++++ Data ++++

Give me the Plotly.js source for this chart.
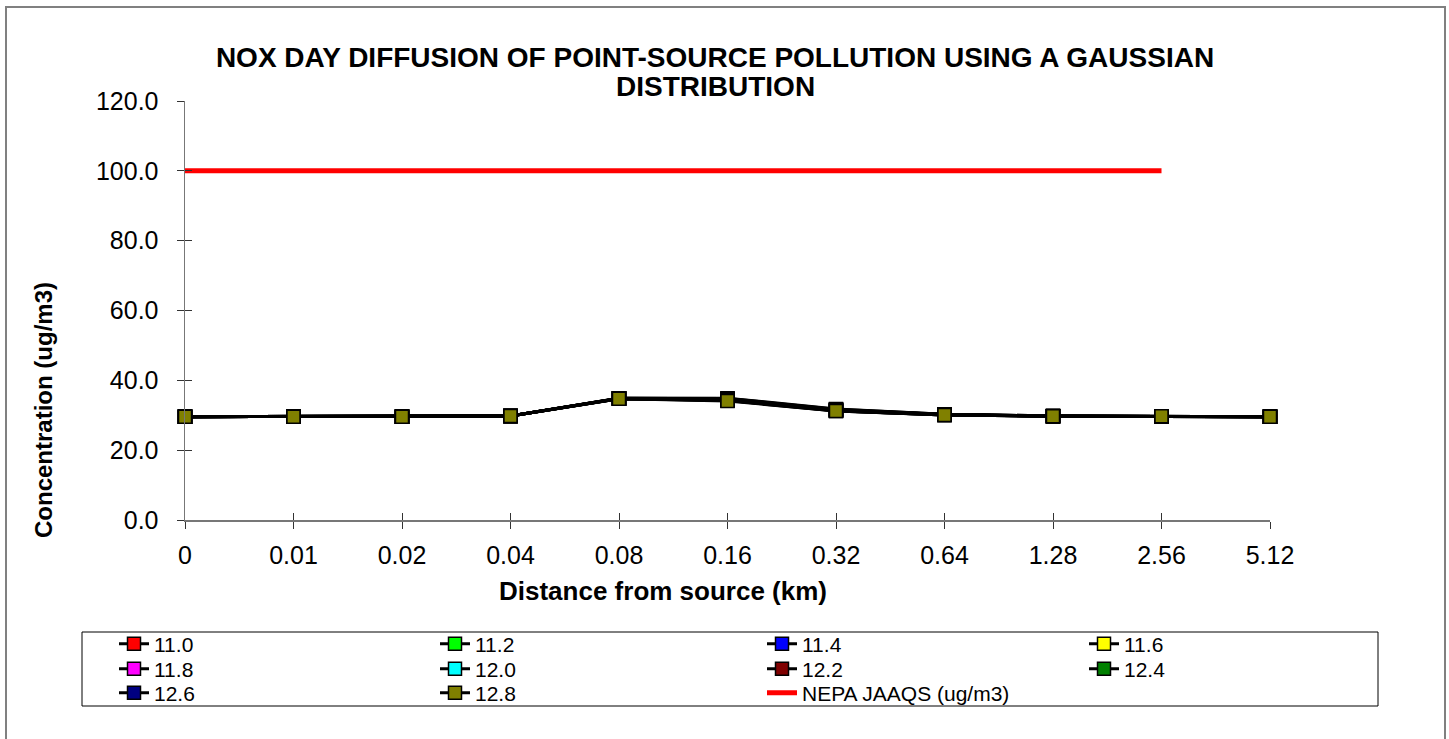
<!DOCTYPE html>
<html>
<head>
<meta charset="utf-8">
<script src="https://cdn.plot.ly/plotly-3.0.1.min.js"></script>
<style>html,body{margin:0;padding:0;background:#fff;}#chart{width:1449px;height:739px;}</style>
</head>
<body>
<div id="chart"></div>
<script>
var categories = ['0','0.01','0.02','0.04','0.08','0.16','0.32','0.64','1.28','2.56','5.12'];
var seriesNames = ['11.0','11.2','11.4','11.6','11.8','12.0','12.2','12.4','12.6','12.8'];
var s110 = [29.6,29.6,29.6,29.8,34.9,34.9,31.8,30.3,29.8,29.7,29.6];
var s112 = [29.6,29.6,29.6,29.8,34.9,34.8,31.7,30.3,29.8,29.7,29.6];
var s114 = [29.6,29.6,29.6,29.8,34.9,34.7,31.6,30.2,29.8,29.7,29.6];
var s116 = [29.6,29.6,29.6,29.8,34.8,34.6,31.5,30.2,29.8,29.7,29.6];
var s118 = [29.6,29.6,29.6,29.8,34.8,34.5,31.5,30.2,29.7,29.7,29.6];
var s120 = [29.6,29.6,29.6,29.8,34.8,34.4,31.4,30.2,29.7,29.7,29.6];
var s122 = [29.6,29.6,29.6,29.8,34.8,34.3,31.3,30.1,29.7,29.7,29.6];
var s124 = [29.6,29.6,29.6,29.8,34.7,34.3,31.3,30.1,29.7,29.7,29.6];
var s126 = [29.6,29.6,29.6,29.8,34.7,34.2,31.2,30.1,29.7,29.7,29.6];
var s128 = [29.6,29.6,29.6,29.8,34.7,34.1,31.2,30.1,29.7,29.7,29.6];
var nepa = [100,100,100,100,100,100,100,100,100,100,null];
var nepaName = 'NEPA JAAQS (ug/m3)';
var yTicks = [0,20,40,60,80,100,120];
var titleLine1 = 'NOX DAY DIFFUSION OF POINT-SOURCE POLLUTION USING A GAUSSIAN';
var titleLine2 = 'DISTRIBUTION';
var xTitle = 'Distance from source (km)';
var yTitle = 'Concentration (ug/m3)';

var seriesValues = [s110,s112,s114,s116,s118,s120,s122,s124,s126,s128];
var markerColors = ['#FF0000','#00FF00','#0000FF','#FFFF00','#FF00FF','#00FFFF','#800000','#008000','#000080','#808000'];

var FONT = 'Liberation Sans, Arial, sans-serif';
var plotL = 185, plotR = 1270, plotT = 101, plotB = 520;
var pw = plotR - plotL, ph = plotB - plotT;
function px(x) { return (x - plotL) / pw; }
function py(y) { return (plotB - y) / ph; }

// legend grid: 4 columns x 3 rows, each entry its own legend box
var colLeft = [114, 435, 762, 1084];
var rowMid = [644, 669, 693];
function legendId(k) { return k === 0 ? 'legend' : 'legend' + (k + 1); }
function legendAt(k) {
  var c = k % 4, r = Math.floor(k / 4);
  return {
    orientation: 'h', x: px(colLeft[c]), xanchor: 'left', y: py(rowMid[r]), yanchor: 'middle',
    bgcolor: 'rgba(0,0,0,0)', borderwidth: 0,
    font: {family: FONT, size: 21, color: '#000'}, itemclick: false
  };
}

var traces = [];
for (var i = 0; i < seriesValues.length; i++) {
  traces.push({
    type: 'scatter', mode: 'lines+markers',
    x: categories, y: seriesValues[i], name: seriesNames[i],
    legend: legendId(i), cliponaxis: false,
    line: {color: '#000000', width: 3},
    marker: {symbol: 'square', size: 13, color: markerColors[i], line: {color: '#000000', width: 1.5}}
  });
}
traces.push({
  type: 'scatter', mode: 'lines', x: categories, y: nepa, name: nepaName,
  legend: legendId(10), cliponaxis: false,
  line: {color: '#FF0000', width: 5}
});
// overlay axes carrying the inward half of the crossing ticks
traces.push({type: 'scatter', x: [], y: [], xaxis: 'x2', yaxis: 'y2', showlegend: false, hoverinfo: 'skip'});

var layout = {
  width: 1449, height: 739,
  paper_bgcolor: '#ffffff', plot_bgcolor: '#ffffff',
  margin: {l: plotL, r: 1449 - plotR, t: plotT, b: 739 - plotB},
  font: {family: FONT, color: '#000'},
  title: {
    text: titleLine1,
    font: {family: FONT, size: 28, color: '#000', weight: 'bold'},
    xref: 'container', x: 715 / 1449, xanchor: 'center',
    yref: 'container', y: 1 - 57 / 739, yanchor: 'middle'
  },
  xaxis: {
    type: 'category', range: [0, 10], showgrid: false, zeroline: false,
    showline: true, linecolor: '#777', linewidth: 1.5,
    ticks: 'outside', ticklen: 7, tickcolor: '#333', tickwidth: 1,
    tickfont: {family: FONT, size: 25, color: '#000'}, ticklabelstandoff: 5,
    automargin: false, fixedrange: true
  },
  yaxis: {
    range: [0, 120], tickvals: yTicks, tickformat: '.1f', showgrid: false, zeroline: false,
    showline: true, linecolor: '#777', linewidth: 1.5,
    ticks: 'outside', ticklen: 7, tickcolor: '#333', tickwidth: 1,
    tickfont: {family: FONT, size: 25, color: '#000'}, ticklabelstandoff: 13,
    automargin: false, fixedrange: true
  },
  xaxis2: {
    overlaying: 'x', anchor: 'y2', side: 'bottom', range: [0, 10], dtick: 1, tick0: 0,
    showgrid: false, zeroline: false, showline: false, showticklabels: false,
    ticks: 'inside', ticklen: 7, tickcolor: '#333', tickwidth: 1, fixedrange: true
  },
  yaxis2: {
    overlaying: 'y', anchor: 'x2', side: 'left', range: [0, 120], tickvals: yTicks,
    showgrid: false, zeroline: false, showline: false, showticklabels: false,
    ticks: 'inside', ticklen: 7, tickcolor: '#333', tickwidth: 1, fixedrange: true
  },
  annotations: [
    {text: titleLine2, xref: 'paper', yref: 'paper', x: px(715), y: py(87), xanchor: 'center', yanchor: 'middle',
     showarrow: false, font: {family: FONT, size: 28, color: '#000', weight: 'bold'}},
    {text: xTitle, xref: 'paper', yref: 'paper', x: px(663), y: py(591), xanchor: 'center', yanchor: 'middle',
     showarrow: false, font: {family: FONT, size: 26, color: '#000', weight: 'bold'}},
    {text: yTitle, xref: 'paper', yref: 'paper', x: px(43), y: py(410), xanchor: 'center', yanchor: 'middle',
     textangle: -90, showarrow: false, font: {family: FONT, size: 24, color: '#000', weight: 'bold'}}
  ],
  shapes: [
    {type: 'rect', xref: 'paper', yref: 'paper', x0: px(6), x1: px(1445), y0: py(7), y1: py(760),
     line: {color: '#808080', width: 2}, fillcolor: 'rgba(0,0,0,0)', layer: 'below'},
    {type: 'rect', xref: 'paper', yref: 'paper', x0: px(82), x1: px(1378), y0: py(632), y1: py(706),
     line: {color: '#000000', width: 1}, fillcolor: 'rgba(0,0,0,0)', layer: 'below'}
  ],
  showlegend: true, hovermode: false
};
for (var k = 0; k < 11; k++) { layout[legendId(k)] = legendAt(k); }

Plotly.newPlot('chart', traces, layout, {displayModeBar: false, staticPlot: true});
</script>
</body>
</html>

++++

Reproduce the whole listing word for word, setting aside any pictures.

▶ Exercise output
Give me the Plotly.js source for this chart.
<!DOCTYPE html>
<html>
<head>
<meta charset="utf-8">
<script src="https://cdn.plot.ly/plotly-3.0.1.min.js"></script>
<style>html,body{margin:0;padding:0;background:#fff;}#chart{width:1449px;height:739px;}</style>
</head>
<body>
<div id="chart"></div>
<script>
var categories = ['0','0.01','0.02','0.04','0.08','0.16','0.32','0.64','1.28','2.56','5.12'];
var seriesNames = ['11.0','11.2','11.4','11.6','11.8','12.0','12.2','12.4','12.6','12.8'];
var s110 = [29.6,29.6,29.6,29.8,34.9,34.9,31.8,30.3,29.8,29.7,29.6];
var s112 = [29.6,29.6,29.6,29.8,34.9,34.8,31.7,30.3,29.8,29.7,29.6];
var s114 = [29.6,29.6,29.6,29.8,34.9,34.7,31.6,30.2,29.8,29.7,29.6];
var s116 = [29.6,29.6,29.6,29.8,34.8,34.6,31.5,30.2,29.8,29.7,29.6];
var s118 = [29.6,29.6,29.6,29.8,34.8,34.5,31.5,30.2,29.7,29.7,29.6];
var s120 = [29.6,29.6,29.6,29.8,34.8,34.4,31.4,30.2,29.7,29.7,29.6];
var s122 = [29.6,29.6,29.6,29.8,34.8,34.3,31.3,30.1,29.7,29.7,29.6];
var s124 = [29.6,29.6,29.6,29.8,34.7,34.3,31.3,30.1,29.7,29.7,29.6];
var s126 = [29.6,29.6,29.6,29.8,34.7,34.2,31.2,30.1,29.7,29.7,29.6];
var s128 = [29.6,29.6,29.6,29.8,34.7,34.1,31.2,30.1,29.7,29.7,29.6];
var nepa = [100,100,100,100,100,100,100,100,100,100,null];
var nepaName = 'NEPA JAAQS (ug/m3)';
var yTicks = [0,20,40,60,80,100,120];
var titleLine1 = 'NOX DAY DIFFUSION OF POINT-SOURCE POLLUTION USING A GAUSSIAN';
var titleLine2 = 'DISTRIBUTION';
var xTitle = 'Distance from source (km)';
var yTitle = 'Concentration (ug/m3)';

var seriesValues = [s110,s112,s114,s116,s118,s120,s122,s124,s126,s128];
var markerColors = ['#FF0000','#00FF00','#0000FF','#FFFF00','#FF00FF','#00FFFF','#800000','#008000','#000080','#808000'];

var FONT = 'Liberation Sans, Arial, sans-serif';
var plotL = 185, plotR = 1270, plotT = 101, plotB = 520;
var pw = plotR - plotL, ph = plotB - plotT;
function px(x) { return (x - plotL) / pw; }
function py(y) { return (plotB - y) / ph; }

// legend grid: 4 columns x 3 rows, each entry its own legend box
var colLeft = [114, 435, 762, 1084];
var rowMid = [644, 669, 693];
function legendId(k) { return k === 0 ? 'legend' : 'legend' + (k + 1); }
function legendAt(k) {
  var c = k % 4, r = Math.floor(k / 4);
  return {
    orientation: 'h', x: px(colLeft[c]), xanchor: 'left', y: py(rowMid[r]), yanchor: 'middle',
    bgcolor: 'rgba(0,0,0,0)', borderwidth: 0,
    font: {family: FONT, size: 21, color: '#000'}, itemclick: false
  };
}

var traces = [];
for (var i = 0; i < seriesValues.length; i++) {
  traces.push({
    type: 'scatter', mode: 'lines+markers',
    x: categories, y: seriesValues[i], name: seriesNames[i],
    legend: legendId(i), cliponaxis: false,
    line: {color: '#000000', width: 3},
    marker: {symbol: 'square', size: 13, color: markerColors[i], line: {color: '#000000', width: 1.5}}
  });
}
traces.push({
  type: 'scatter', mode: 'lines', x: categories, y: nepa, name: nepaName,
  legend: legendId(10), cliponaxis: false,
  line: {color: '#FF0000', width: 5}
});
// overlay axes carrying the inward half of the crossing ticks
traces.push({type: 'scatter', x: [], y: [], xaxis: 'x2', yaxis: 'y2', showlegend: false, hoverinfo: 'skip'});

var layout = {
  width: 1449, height: 739,
  paper_bgcolor: '#ffffff', plot_bgcolor: '#ffffff',
  margin: {l: plotL, r: 1449 - plotR, t: plotT, b: 739 - plotB},
  font: {family: FONT, color: '#000'},
  title: {
    text: titleLine1,
    font: {family: FONT, size: 28, color: '#000', weight: 'bold'},
    xref: 'container', x: 715 / 1449, xanchor: 'center',
    yref: 'container', y: 1 - 57 / 739, yanchor: 'middle'
  },
  xaxis: {
    type: 'category', range: [0, 10], showgrid: false, zeroline: false,
    showline: true, linecolor: '#777', linewidth: 1.5,
    ticks: 'outside', ticklen: 7, tickcolor: '#333', tickwidth: 1,
    tickfont: {family: FONT, size: 25, color: '#000'}, ticklabelstandoff: 5,
    automargin: false, fixedrange: true
  },
  yaxis: {
    range: [0, 120], tickvals: yTicks, tickformat: '.1f', showgrid: false, zeroline: false,
    showline: true, linecolor: '#777', linewidth: 1.5,
    ticks: 'outside', ticklen: 7, tickcolor: '#333', tickwidth: 1,
    tickfont: {family: FONT, size: 25, color: '#000'}, ticklabelstandoff: 13,
    automargin: false, fixedrange: true
  },
  xaxis2: {
    overlaying: 'x', anchor: 'y2', side: 'bottom', range: [0, 10], dtick: 1, tick0: 0,
    showgrid: false, zeroline: false, showline: false, showticklabels: false,
    ticks: 'inside', ticklen: 7, tickcolor: '#333', tickwidth: 1, fixedrange: true
  },
  yaxis2: {
    overlaying: 'y', anchor: 'x2', side: 'left', range: [0, 120], tickvals: yTicks,
    showgrid: false, zeroline: false, showline: false, showticklabels: false,
    ticks: 'inside', ticklen: 7, tickcolor: '#333', tickwidth: 1, fixedrange: true
  },
  annotations: [
    {text: titleLine2, xref: 'paper', yref: 'paper', x: px(715), y: py(87), xanchor: 'center', yanchor: 'middle',
     showarrow: false, font: {family: FONT, size: 28, color: '#000', weight: 'bold'}},
    {text: xTitle, xref: 'paper', yref: 'paper', x: px(663), y: py(591), xanchor: 'center', yanchor: 'middle',
     showarrow: false, font: {family: FONT, size: 26, color: '#000', weight: 'bold'}},
    {text: yTitle, xref: 'paper', yref: 'paper', x: px(43), y: py(410), xanchor: 'center', yanchor: 'middle',
     textangle: -90, showarrow: false, font: {family: FONT, size: 24, color: '#000', weight: 'bold'}}
  ],
  shapes: [
    {type: 'rect', xref: 'paper', yref: 'paper', x0: px(6), x1: px(1445), y0: py(7), y1: py(760),
     line: {color: '#808080', width: 2}, fillcolor: 'rgba(0,0,0,0)', layer: 'below'},
    {type: 'rect', xref: 'paper', yref: 'paper', x0: px(82), x1: px(1378), y0: py(632), y1: py(706),
     line: {color: '#000000', width: 1}, fillcolor: 'rgba(0,0,0,0)', layer: 'below'}
  ],
  showlegend: true, hovermode: false
};
for (var k = 0; k < 11; k++) { layout[legendId(k)] = legendAt(k); }

Plotly.newPlot('chart', traces, layout, {displayModeBar: false, staticPlot: true});
</script>
</body>
</html>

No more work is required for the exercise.